Cagniard de la Tour made an experiment1 some years ago which give me occasion to want a new word will you help me?

diagram

If a glass tube sufficiently strong be nearly half filled with ether & hermetically sealed & then the whole be gradually heated the tension & density of the vapour in the upper part increases & at the same time the liquid ether below expands in volume. Gradually the surface of the liquid ether rises to different heights (1.2.3.4.5.6. &c); the difference between it & the vapour above becomes less & less & there is a point of temperature & pressure at which the liquid ether & the vapourous ether are identical in all their properties.

Now I am working on the same point and other fluids and want to express that point[.] Now what am I to call it? it differs of course both for pressure & temperature for other bodies than ether; but how am I to name this point at which the fluid & its vapour become one according to a law of continuity? Cagniard de la Tour has not named it; what shall I call it2.

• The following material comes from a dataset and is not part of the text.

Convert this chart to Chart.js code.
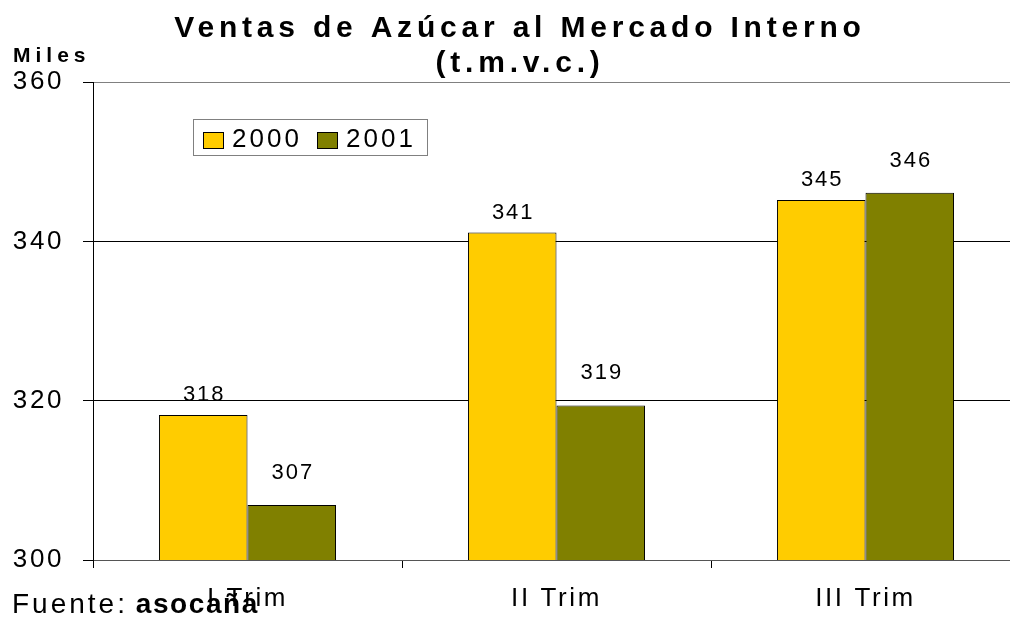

By having a tube long enough it is easy to have cold fluid below & pure elastic vapour above, yet no line of difference or demarcation any where in the tube[.]

Ever My dear Sir | Your Very Obliged Servant | M. Faraday

Rev. W. Whewell D.D | &c &c &c

See Cagniard de la Tour (1822, 1823a).
Faraday needed such a word for Faraday (1845c).

Bibliography

FARADAY, Michael (1845c): “On the Liquefaction and Solidification of Bodies generally existing as Gases”, Phil. Trans., 135: 155-77.